• _Directions_
Drop every picture. Then return, exactly, the lines from the beginning of the listing below through the one containing "fig = go.Figure()".

# START OF Extracted information

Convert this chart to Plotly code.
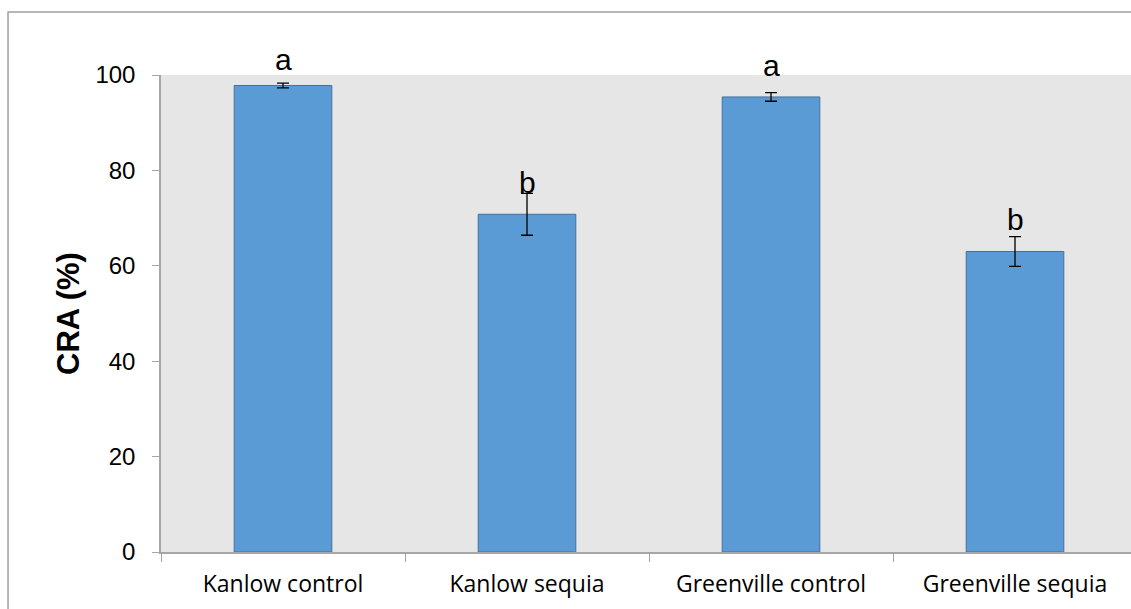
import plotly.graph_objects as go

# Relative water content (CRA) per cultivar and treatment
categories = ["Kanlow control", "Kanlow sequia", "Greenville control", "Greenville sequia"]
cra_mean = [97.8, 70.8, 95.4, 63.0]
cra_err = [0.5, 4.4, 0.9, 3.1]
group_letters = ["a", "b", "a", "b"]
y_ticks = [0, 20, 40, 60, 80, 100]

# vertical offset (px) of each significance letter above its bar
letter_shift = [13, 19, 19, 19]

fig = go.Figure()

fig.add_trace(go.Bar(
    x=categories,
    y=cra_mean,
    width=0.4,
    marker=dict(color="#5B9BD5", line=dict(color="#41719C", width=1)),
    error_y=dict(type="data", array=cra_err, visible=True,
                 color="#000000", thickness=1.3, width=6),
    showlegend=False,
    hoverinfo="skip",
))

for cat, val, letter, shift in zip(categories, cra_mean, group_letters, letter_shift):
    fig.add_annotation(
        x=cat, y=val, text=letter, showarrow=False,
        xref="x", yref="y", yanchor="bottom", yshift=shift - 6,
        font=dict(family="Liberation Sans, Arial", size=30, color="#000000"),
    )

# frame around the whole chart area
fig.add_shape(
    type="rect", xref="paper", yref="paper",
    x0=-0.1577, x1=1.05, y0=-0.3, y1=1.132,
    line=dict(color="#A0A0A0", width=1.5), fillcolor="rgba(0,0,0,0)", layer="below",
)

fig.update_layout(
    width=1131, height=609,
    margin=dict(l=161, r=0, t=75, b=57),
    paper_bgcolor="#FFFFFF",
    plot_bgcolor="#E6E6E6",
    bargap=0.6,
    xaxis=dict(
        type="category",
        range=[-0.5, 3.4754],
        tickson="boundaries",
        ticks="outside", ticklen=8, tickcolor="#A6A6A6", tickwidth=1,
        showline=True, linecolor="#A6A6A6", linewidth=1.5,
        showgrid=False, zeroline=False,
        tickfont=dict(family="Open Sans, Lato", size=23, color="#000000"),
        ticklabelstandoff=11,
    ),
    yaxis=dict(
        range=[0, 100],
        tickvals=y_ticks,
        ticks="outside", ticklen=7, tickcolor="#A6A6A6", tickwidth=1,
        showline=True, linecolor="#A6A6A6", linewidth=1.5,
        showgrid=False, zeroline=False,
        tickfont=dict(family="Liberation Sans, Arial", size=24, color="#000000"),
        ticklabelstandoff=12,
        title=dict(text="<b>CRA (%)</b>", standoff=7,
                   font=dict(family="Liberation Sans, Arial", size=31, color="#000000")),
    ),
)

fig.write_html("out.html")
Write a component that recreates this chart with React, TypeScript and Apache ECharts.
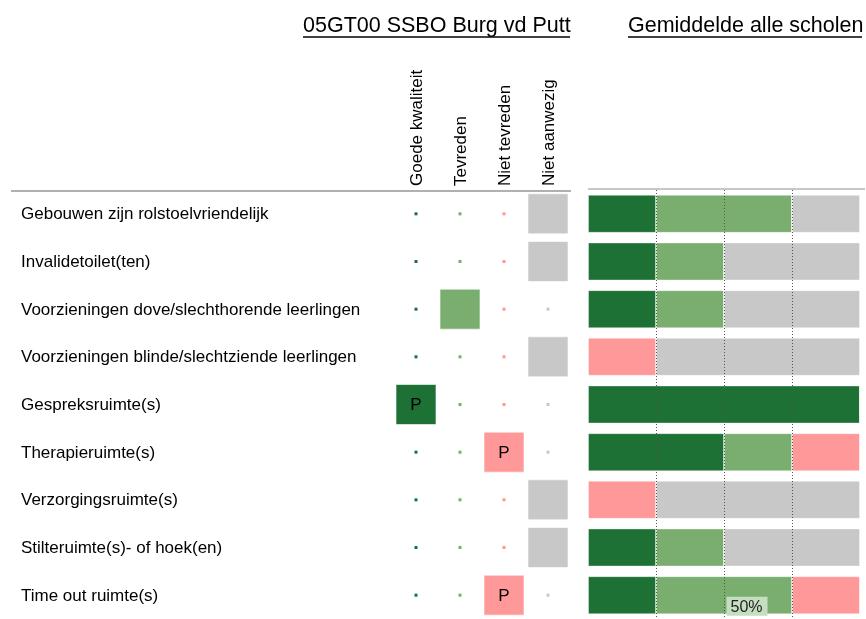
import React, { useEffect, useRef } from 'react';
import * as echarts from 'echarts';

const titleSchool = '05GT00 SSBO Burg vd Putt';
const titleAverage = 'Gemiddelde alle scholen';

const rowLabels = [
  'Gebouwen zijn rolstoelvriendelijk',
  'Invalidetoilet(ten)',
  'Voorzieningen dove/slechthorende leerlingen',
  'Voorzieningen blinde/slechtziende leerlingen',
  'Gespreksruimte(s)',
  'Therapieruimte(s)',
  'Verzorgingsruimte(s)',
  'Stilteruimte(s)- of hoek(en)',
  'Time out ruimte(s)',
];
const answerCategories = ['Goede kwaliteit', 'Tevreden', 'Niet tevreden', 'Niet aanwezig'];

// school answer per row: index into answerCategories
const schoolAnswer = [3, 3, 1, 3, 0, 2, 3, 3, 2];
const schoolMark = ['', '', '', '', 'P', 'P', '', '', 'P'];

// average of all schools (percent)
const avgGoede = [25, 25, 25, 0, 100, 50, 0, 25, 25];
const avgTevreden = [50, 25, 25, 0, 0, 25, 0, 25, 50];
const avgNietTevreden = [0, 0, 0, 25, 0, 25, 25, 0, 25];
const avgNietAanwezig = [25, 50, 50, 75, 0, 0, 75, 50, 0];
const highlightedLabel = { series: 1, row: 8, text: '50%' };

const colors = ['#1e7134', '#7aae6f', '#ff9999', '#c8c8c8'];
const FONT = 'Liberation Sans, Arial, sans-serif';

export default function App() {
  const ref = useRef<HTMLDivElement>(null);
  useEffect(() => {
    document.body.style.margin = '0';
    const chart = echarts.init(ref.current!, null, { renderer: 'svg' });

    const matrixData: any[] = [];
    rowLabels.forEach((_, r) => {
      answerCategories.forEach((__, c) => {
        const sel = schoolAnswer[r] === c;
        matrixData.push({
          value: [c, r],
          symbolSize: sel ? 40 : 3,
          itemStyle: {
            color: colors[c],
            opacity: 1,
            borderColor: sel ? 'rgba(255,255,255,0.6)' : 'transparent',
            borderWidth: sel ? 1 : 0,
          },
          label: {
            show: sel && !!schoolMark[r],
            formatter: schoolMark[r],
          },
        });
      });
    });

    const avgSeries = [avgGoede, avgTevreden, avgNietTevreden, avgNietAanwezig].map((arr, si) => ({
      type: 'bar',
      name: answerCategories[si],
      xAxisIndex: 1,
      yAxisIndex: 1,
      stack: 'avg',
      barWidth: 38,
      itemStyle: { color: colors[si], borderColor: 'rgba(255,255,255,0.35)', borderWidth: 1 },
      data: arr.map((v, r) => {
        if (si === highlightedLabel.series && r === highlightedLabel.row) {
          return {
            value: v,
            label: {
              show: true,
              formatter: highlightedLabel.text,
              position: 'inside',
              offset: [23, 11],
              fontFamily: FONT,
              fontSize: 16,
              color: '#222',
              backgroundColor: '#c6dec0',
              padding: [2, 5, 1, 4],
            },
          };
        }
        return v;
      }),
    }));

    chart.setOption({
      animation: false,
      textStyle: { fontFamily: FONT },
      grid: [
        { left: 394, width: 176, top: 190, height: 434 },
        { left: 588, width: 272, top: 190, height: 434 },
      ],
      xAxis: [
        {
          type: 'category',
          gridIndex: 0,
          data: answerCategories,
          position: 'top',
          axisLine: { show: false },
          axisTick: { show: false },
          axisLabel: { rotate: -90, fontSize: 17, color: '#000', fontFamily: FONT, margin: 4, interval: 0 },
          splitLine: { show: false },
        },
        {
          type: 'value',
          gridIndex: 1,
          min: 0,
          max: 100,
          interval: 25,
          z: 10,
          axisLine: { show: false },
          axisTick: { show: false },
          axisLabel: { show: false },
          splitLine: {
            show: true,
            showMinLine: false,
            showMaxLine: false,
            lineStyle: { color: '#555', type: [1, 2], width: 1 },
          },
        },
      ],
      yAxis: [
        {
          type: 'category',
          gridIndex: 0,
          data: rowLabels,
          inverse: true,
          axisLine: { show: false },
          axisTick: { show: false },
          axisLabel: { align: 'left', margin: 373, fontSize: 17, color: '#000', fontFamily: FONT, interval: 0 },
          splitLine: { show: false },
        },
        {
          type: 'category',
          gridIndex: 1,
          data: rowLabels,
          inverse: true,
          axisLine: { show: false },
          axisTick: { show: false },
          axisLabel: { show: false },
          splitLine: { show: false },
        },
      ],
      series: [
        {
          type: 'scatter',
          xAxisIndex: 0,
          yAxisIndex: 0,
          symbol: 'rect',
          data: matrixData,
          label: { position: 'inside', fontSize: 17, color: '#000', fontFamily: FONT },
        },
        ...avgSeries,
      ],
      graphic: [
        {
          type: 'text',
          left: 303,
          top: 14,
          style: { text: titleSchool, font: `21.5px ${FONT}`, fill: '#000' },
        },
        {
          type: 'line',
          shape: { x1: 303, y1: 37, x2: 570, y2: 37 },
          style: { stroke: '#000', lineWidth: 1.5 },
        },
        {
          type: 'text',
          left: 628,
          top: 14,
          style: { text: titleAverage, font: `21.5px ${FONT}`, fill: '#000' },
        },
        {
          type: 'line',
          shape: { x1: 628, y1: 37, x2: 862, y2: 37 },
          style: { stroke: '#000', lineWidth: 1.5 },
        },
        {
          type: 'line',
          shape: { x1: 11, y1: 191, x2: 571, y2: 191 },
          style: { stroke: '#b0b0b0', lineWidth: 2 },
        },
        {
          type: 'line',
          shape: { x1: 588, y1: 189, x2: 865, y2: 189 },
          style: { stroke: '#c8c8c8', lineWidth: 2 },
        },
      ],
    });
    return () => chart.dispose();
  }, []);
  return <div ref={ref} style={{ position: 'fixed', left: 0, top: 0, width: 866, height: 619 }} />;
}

# END OF Extracted information

• _Task result_
Convert this chart to Plotly code.
import plotly.graph_objects as go

# Relative water content (CRA) per cultivar and treatment
categories = ["Kanlow control", "Kanlow sequia", "Greenville control", "Greenville sequia"]
cra_mean = [97.8, 70.8, 95.4, 63.0]
cra_err = [0.5, 4.4, 0.9, 3.1]
group_letters = ["a", "b", "a", "b"]
y_ticks = [0, 20, 40, 60, 80, 100]

# vertical offset (px) of each significance letter above its bar
letter_shift = [13, 19, 19, 19]

fig = go.Figure()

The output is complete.